A direct shipping ore project sourcing a deposit that sits at surface, Riley has current reserves of 1.6 million tonnes grading 57 per cent iron and an expected strip ration of zero.
While activities started at the site in 2013, they were subsequently suspended due to a softening of the iron ore price.
So far Venture has secured an off-take agreement with a tier-one global iron ore trader (Prosperity Steel) for the (current) two year mine life, assembled a highly experienced project team to advance the completion of the decision-to-mine study and reboot of operations, as well as signed road and port access agreements.
During the RIU Resurgence Conference, the company’s managing director Andrew Radonjic said dry screening and associated mining operations had already begun, while the project economics were currently well above the 2019 feasibility study numbers, which were based on a US$90/t-62 per cent iron case.
He also noted the resources house currently had $17 million in the bank, meaning it was in a good position to get Riley up and running.
“The feasibility study done back in August 2019 …. gave us a $13 million profit, and today obviously the price is US$125 per tonne, so (the profit margin) is significantly higher than that,” Radonjic said.
“So certainly, in terms of the project only having a two year mine life, we are certainly well positioned (with) these higher prices over the next couple of years.
“In the meantime, while we are doing our dry screening operations, we’re looking to lock down our funding for the wet screening plant – we’re looking at around about circa $5.5 to $6 million to get that done.
“So, we are probably targeting late next month, and obviously the company has a great opportunity to … move from explorer to producer, so a fantastic outcome for the company.”

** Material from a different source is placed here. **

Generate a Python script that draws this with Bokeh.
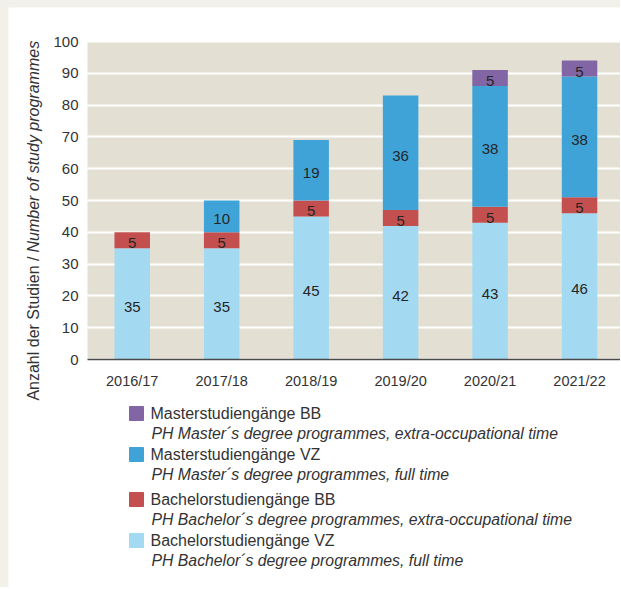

In terms of Venture’s expansion of its Golden Gove North project, Radonjic said the acquisition of the strategic landholding in the Yalgoo Goldfield complemented the company’s emerging VMS discovery strategy.
The additional real estate contained a “fantastic intersection” of 22m at 0.76 grams per tonne gold, 0.64 per cent copper and 1.3 per cent zinc from 38m – including 10m at 1g/t old, 0.74 per cent copper and 2.1 per cent zinc from 50m – and sat on a trend between two recently delineated VMS targets (Vulcan North and Vulcan West).
As a result of the purchase, the company’s Golden Grove North project now covers 288 square kilometres of prospective land and sits just 10km from the Golden Grove polymetallic mine.
“So, the first thing we’ll be doing is heading up there to get an EM survey done,” Radonjic told RIU delegates.